Pourtant, au-delà des États dotés, la possession de l'arme nucléaire demeure un objectif poursuivi par plusieurs pays. Ainsi, Pyongyang a créé une surprise stratégique en menant des essais nucléaires et balistiques démontrant sa capacité de frapper les territoires japonais et américain. Après une phase de tensions aiguës, Kim Jong-un a obtenu une reconnaissance diplomatique, le principe d'une rencontre avec Donald Trump. Pour l'Iran, l'acquisition de l'arme nucléaire constitue, encore et toujours, un objectif de long terme car elle doit garantir sa sécurité contre Israël et l'Arabie saoudite, tout en lui donnant une influence globale. Signé en juillet 2015 entre Téhéran, le P5+11 et l'Union européenne, le Joint Comprehensive Plan of Action prévoit un arrêt du programme nucléaire contre la levée des sanctions économiques. Même s'il a été respecté par la partie iranienne, ce plan a été dénoncé par Donald Trump sous l'influence israélienne. La politique américaine est fondamentalement contradictoire : elle envisage un sommet avec Pyongyang alors qu'elle rompt l'accord avec l'Iran.

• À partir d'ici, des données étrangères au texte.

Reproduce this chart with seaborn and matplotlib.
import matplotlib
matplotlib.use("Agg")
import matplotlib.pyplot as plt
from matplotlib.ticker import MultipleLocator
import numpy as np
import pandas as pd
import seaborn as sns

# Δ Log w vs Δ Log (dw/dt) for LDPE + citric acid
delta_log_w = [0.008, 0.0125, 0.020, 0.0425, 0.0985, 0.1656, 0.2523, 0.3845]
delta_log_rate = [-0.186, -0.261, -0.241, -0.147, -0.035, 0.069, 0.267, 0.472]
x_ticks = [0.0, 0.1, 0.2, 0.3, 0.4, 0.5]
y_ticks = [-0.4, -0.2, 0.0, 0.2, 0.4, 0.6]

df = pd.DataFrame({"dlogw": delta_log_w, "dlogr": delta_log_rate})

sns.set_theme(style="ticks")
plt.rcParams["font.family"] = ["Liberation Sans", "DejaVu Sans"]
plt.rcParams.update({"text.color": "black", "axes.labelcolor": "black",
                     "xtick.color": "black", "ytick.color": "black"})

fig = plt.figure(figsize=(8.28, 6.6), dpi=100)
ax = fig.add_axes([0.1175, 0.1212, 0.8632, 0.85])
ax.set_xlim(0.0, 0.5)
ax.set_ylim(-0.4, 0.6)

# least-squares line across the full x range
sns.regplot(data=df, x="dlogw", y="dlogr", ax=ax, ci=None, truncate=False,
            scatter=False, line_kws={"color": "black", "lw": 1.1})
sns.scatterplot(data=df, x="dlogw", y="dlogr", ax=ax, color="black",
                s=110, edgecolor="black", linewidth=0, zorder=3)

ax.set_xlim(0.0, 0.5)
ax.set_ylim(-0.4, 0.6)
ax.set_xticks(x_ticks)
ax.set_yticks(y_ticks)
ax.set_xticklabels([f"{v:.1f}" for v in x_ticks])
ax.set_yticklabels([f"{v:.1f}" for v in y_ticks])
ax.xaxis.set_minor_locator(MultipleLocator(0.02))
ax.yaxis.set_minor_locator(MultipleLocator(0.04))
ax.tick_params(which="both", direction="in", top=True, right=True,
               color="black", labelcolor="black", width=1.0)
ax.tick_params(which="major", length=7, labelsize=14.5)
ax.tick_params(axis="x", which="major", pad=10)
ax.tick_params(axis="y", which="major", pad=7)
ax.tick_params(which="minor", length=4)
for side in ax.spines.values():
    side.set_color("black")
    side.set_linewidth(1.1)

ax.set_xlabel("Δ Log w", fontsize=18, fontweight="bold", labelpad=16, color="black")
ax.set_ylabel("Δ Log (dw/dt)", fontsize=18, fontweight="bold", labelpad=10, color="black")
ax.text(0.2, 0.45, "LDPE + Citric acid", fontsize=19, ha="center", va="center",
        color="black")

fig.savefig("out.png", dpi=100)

Les précédents de l'Irak et de la Libye montrent à tous les régimes dictatoriaux les risques pris à renoncer à leurs programmes d'armement. Signé en 1994, le mémorandum de Budapest prévoyait la sécurité de l'Ukraine après la restitution à la Russie des armes nucléaires placées sur son territoire à l'époque soviétique. Vingt ans après, Moscou a annexé la Crimée et a déstabilisé le Donbass. Il y a fort à parier que ces exemples encouragent des États à se doter d'armes de destruction massive, chimiques ou nucléaires, en dépit des régimes d'interdiction. Les pays européens, et en particulier la France, seule puissance nucléaire de l'Union après le Brexit, doivent se préparer à la « piraterie stratégique », c'est-à-dire à l'arrivée de puissances régionales capables d'exercer des pressions directes sur les grandes puissances nucléaires.

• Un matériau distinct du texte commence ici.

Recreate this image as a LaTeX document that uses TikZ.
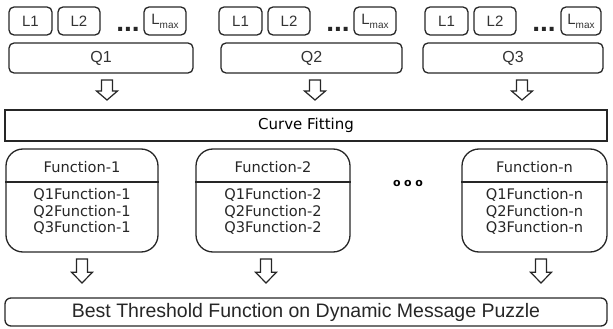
\documentclass[tikz,border=0pt]{standalone}
\usepackage{fontspec}
\setmainfont{Liberation Sans}
\newfontfamily\fnfont{DejaVu Sans}
\usetikzlibrary{calc}
\tikzset{
  boxline/.style={draw=black!85, line width=1.3pt},
  lbox/.style={boxline, rounded corners=5pt, minimum height=28pt, inner sep=0pt, font=\fontsize{15}{17}\selectfont, text=black!80},
  qbox/.style={boxline, rounded corners=5pt, minimum height=30pt, inner sep=0pt, font=\fontsize{16}{18}\selectfont, text=black!80},
  widebox/.style={boxline, minimum height=31pt, minimum width=602pt, inner sep=0pt},
  fnbox/.style={boxline, rounded corners=17pt, minimum width=152pt, minimum height=103pt, inner sep=0pt},
  fntext/.style={font=\fnfont\fontsize{14.6}{16}\selectfont, text=black!85},
  dots/.style={font=\bfseries\fontsize{28}{28}\selectfont, inner sep=0pt, text=black!85},
  blockarrow/.style={draw=black!85, line width=1.2pt, fill=white, line join=miter}
}
% hollow down arrow: top centre #1, total length #2
\newcommand{\downarrowblock}[2]{%
  \draw[blockarrow] ($(#1)+(-5.5,0)$) -- ($(#1)+(5.5,0)$) -- ($(#1)+(5.5,0.55*#2)$)
    -- ($(#1)+(10.5,0.55*#2)$) -- ($(#1)+(0,#2)$) -- ($(#1)+(-10.5,0.55*#2)$)
    -- ($(#1)+(-5.5,0.55*#2)$) -- cycle;}
\begin{document}
\begin{tikzpicture}[x=1pt,y=-1pt]
\useasboundingbox (0,0) rectangle (613,329);

% level boxes and queues, three groups
\foreach \g/\ox/\qa/\qb/\lw in {1/0/9/193/42, 2/210/221/402/42, 3/416/423/603/40}{
  \node[lbox, minimum width=43pt] (L1g\g) at (30.5+\ox,21) {L1};
  \node[lbox, minimum width=42pt] (L2g\g) at (79+\ox,21) {L2};
  \node[lbox, minimum width=\lw] (Lmg\g) at (165+\ox,21) {L\raisebox{-0.5ex}{\fontsize{10}{10}\selectfont max}};
  \node[dots] (dg\g) at (128+\ox,29) {...};
  \node[qbox, minimum width={\qb-\qa}] (Q\g) at ({(\qa+\qb)/2},58) {Q\g};
}

% curve fitting
\node[widebox, minimum height=31pt] (fit) at (306,125.5) {\fnfont\fontsize{15}{16}\selectfont Curve Fitting};

% function blocks
\foreach \name/\cx/\w/\lab in {f1/82/152/1, f2/273/154/2, fn/534.5/145/n}{
  \node[fnbox, minimum width=\w] (\name) at (\cx,200.5) {};
  \draw[boxline] (\name.west |- 0,182) -- (\name.east |- 0,182);
  \node[fntext] at (\cx,167) {Function-\lab};
  \node[fntext] at (\cx,195) {Q1Function-\lab};
  \node[fntext] at (\cx,211.5) {Q2Function-\lab};
  \node[fntext] at (\cx,228) {Q3Function-\lab};
}
\node[font=\fnfont\bfseries\fontsize{11}{11}\selectfont, inner sep=0pt] (mid) at (408,183) {o\,\,o\,\,o};

% result
\node[widebox, rounded corners=6pt, minimum height=28pt] (best) at (306,312)
  {\fontsize{19.5}{21}\selectfont\color{black!85}Best Threshold Function on Dynamic Message Puzzle};

% arrows
\coordinate (a1) at (107,80);
\coordinate (a2) at (315,80);
\coordinate (a3) at (522,80);
\coordinate (b1) at (82,259);
\coordinate (b2) at (266,259);
\coordinate (b3) at (541,259);
\downarrowblock{a1}{20}
\downarrowblock{a2}{20}
\downarrowblock{a3}{20}
\downarrowblock{b1}{24}
\downarrowblock{b2}{24}
\downarrowblock{b3}{24}
\end{tikzpicture}
\end{document}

Dans Guerre et stratégie au XXe siècle (Fayard, 2014), Christian Malis (1967-2017) avait annoncé l'avènement de ce troisième âge nucléaire. Le premier âge correspondait à celui de la dissuasion entre grandes puissances, alors que le deuxième correspondait à la phase de désarmement ayant suivi la Guerre froide. Elle est aujourd'hui révolue et implique un renouveau de la pensée stratégique française. Superbe construction conceptuelle, la dissuasion nucléaire française, telle qu'elle est pensée, peut conduire à une grave faute d'analyse : croire que les autres pensent le fait nucléaire comme nous le faisons, c'est-à-dire en voyant l'arme nucléaire comme une arme de non-emploi. En raison de son importance philosophique et stratégique, elle nécessite un effort continu de réflexion, encore limitée, en raison de son caractère sensible, à un petit nombre de militaires, de politiques et d'experts civils.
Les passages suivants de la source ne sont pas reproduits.